[WHAT IS ASKED]
From the first line of the data below through the line bearing "const gridColor = '#b3b3b3';", reproduce each line exactly; do not include pictures.

[DATA EXCERPT]
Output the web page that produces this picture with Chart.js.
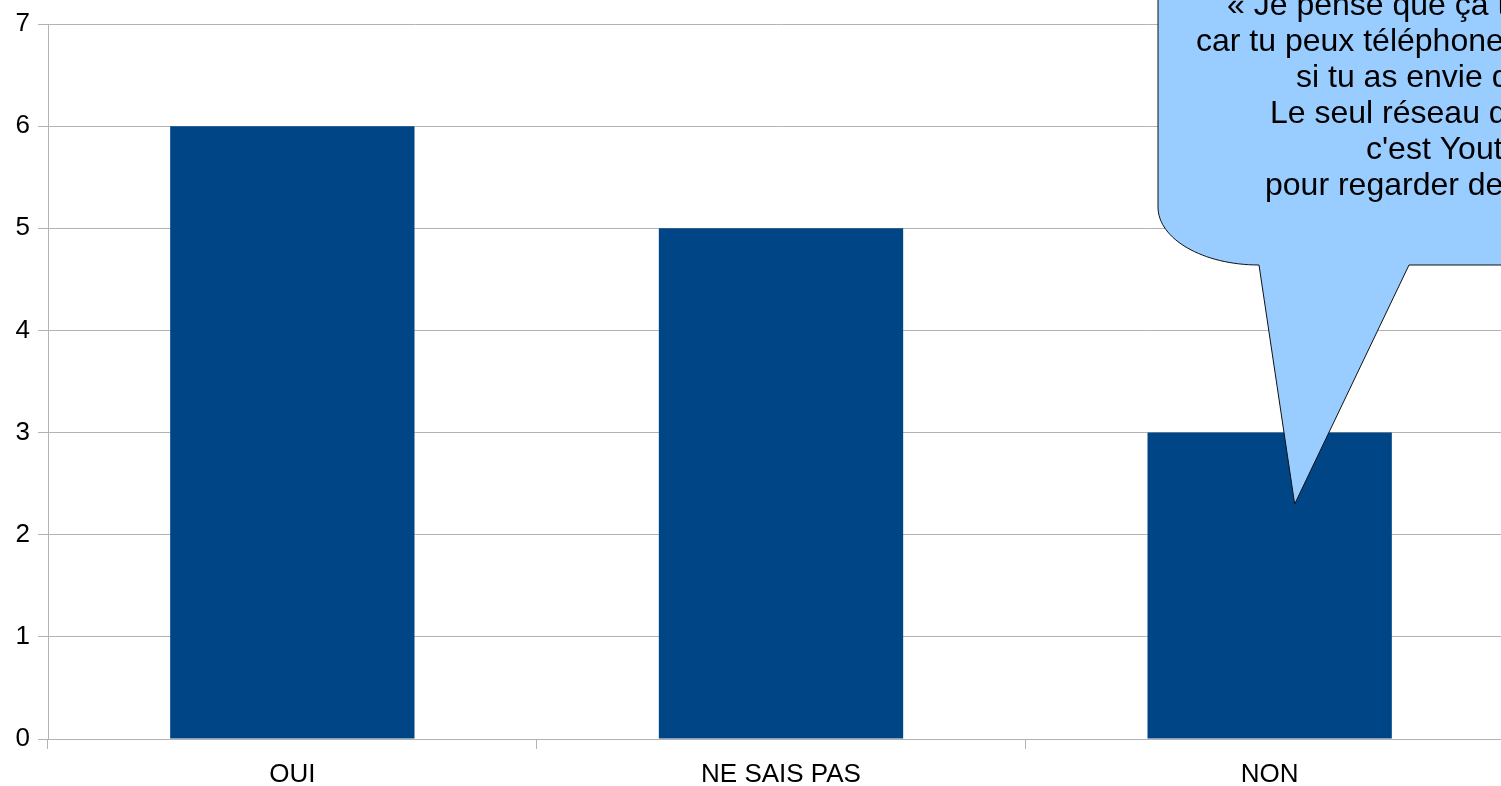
<!DOCTYPE html>
<html>
<head>
<meta charset="utf-8">
<script src="https://cdn.jsdelivr.net/npm/chart.js@4"></script>
<style>
  html, body { margin: 0; padding: 0; overflow: hidden; background: #fff; }
  #wrap { width: 1520px; height: 786px; }
</style>
</head>
<body>
<div id="wrap"><canvas id="bar-chart" width="1520" height="786"></canvas></div>
<script>
// Chart values
const categories = ['OUI', 'NE SAIS PAS', 'NON'];
const answers = [6, 5, 3];
const yTicks = [0, 1, 2, 3, 4, 5, 6, 7];

// Text of the speech bubble (cut off on the right in the original)
const quoteLines = [
  "« Je pense que ça t'aide beaucoup",
  "car tu peux téléphoner à tes amis",
  "si tu as envie de leur parler.",
  "Le seul réseau que j'utilise",
  "c'est Youtube",
  "pour regarder des vidéos. »"
];
const quoteStarts = [1227, 1196, 1296, 1270, 1366, 1265];

const gridColor = '#b3b3b3';

// Draws the callout bubble on top of the bars
const bubblePlugin = {
  id: 'bubble',
  afterDraw(chart) {
    const ctx = chart.ctx;
    const x = chart.scales.x;
    const y = chart.scales.y;
    const tipX = x.getPixelForValue(2) + 25;
    const tipY = y.getPixelForValue(2.3);
    ctx.save();
    ctx.beginPath();
    ctx.moveTo(1158, -10);
    ctx.lineTo(1158, 207);
    ctx.bezierCurveTo(1158, 239, 1203, 265, 1259, 265);
    ctx.lineTo(tipX, tipY);
    ctx.lineTo(1409, 265);
    ctx.lineTo(1540, 265);
    ctx.lineTo(1540, -10);
    ctx.closePath();
    ctx.fillStyle = '#99ccff';
    ctx.fill();
    ctx.lineWidth = 1;
    ctx.strokeStyle = '#111';
    ctx.stroke();

    ctx.fillStyle = '#000';
    ctx.font = '32px "Liberation Sans", Arial, sans-serif';
    ctx.textAlign = 'left';
    ctx.textBaseline = 'alphabetic';
    quoteLines.forEach((line, i) => {
      ctx.fillText(line, quoteStarts[i], 15 + i * 36);
    });
    ctx.restore();
  }
};

const data = {
  labels: categories,
  datasets: [{
    label: 'Réponses',
    data: answers,
    backgroundColor: '#004586',
    barPercentage: 0.5,
    categoryPercentage: 1.0
  }]
};

const config = {
  type: 'bar',
  data: data,
  options: {
    responsive: false,
    animation: false,
    layout: {
      padding: { top: 24, right: 6, left: 0, bottom: 0 }
    },
    plugins: {
      legend: { display: false },
      tooltip: { enabled: false }
    },
    scales: {
      x: {
        grid: {
          offset: true,
          drawOnChartArea: false,
          color: gridColor,
          tickLength: 10
        },
        border: { color: gridColor },
        ticks: {
          color: '#000',
          padding: 10,
          font: { family: '"Liberation Sans", Arial, sans-serif', size: 26 }
        },
        afterFit(scale) { scale.height = 47; }
      },
      y: {
        min: 0,
        max: 7,
        afterBuildTicks(scale) {
          scale.ticks = yTicks.map(v => ({ value: v }));
        },
        grid: {
          color: gridColor,
          tickLength: 10
        },
        border: { color: gridColor },
        ticks: {
          color: '#000',
          padding: 8,
          font: { family: '"Liberation Sans", Arial, sans-serif', size: 26 }
        },
        afterFit(scale) { scale.width = 48; }
      }
    }
  },
  plugins: [bubblePlugin]
};

var myChart = new Chart(
  document.getElementById('bar-chart'),
  config
);
</script>
</body>
</html>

[COMPLETED EXERCISE]
Output the web page that produces this picture with Chart.js.
<!DOCTYPE html>
<html>
<head>
<meta charset="utf-8">
<script src="https://cdn.jsdelivr.net/npm/chart.js@4"></script>
<style>
  html, body { margin: 0; padding: 0; overflow: hidden; background: #fff; }
  #wrap { width: 1520px; height: 786px; }
</style>
</head>
<body>
<div id="wrap"><canvas id="bar-chart" width="1520" height="786"></canvas></div>
<script>
// Chart values
const categories = ['OUI', 'NE SAIS PAS', 'NON'];
const answers = [6, 5, 3];
const yTicks = [0, 1, 2, 3, 4, 5, 6, 7];

// Text of the speech bubble (cut off on the right in the original)
const quoteLines = [
  "« Je pense que ça t'aide beaucoup",
  "car tu peux téléphoner à tes amis",
  "si tu as envie de leur parler.",
  "Le seul réseau que j'utilise",
  "c'est Youtube",
  "pour regarder des vidéos. »"
];
const quoteStarts = [1227, 1196, 1296, 1270, 1366, 1265];

const gridColor = '#b3b3b3';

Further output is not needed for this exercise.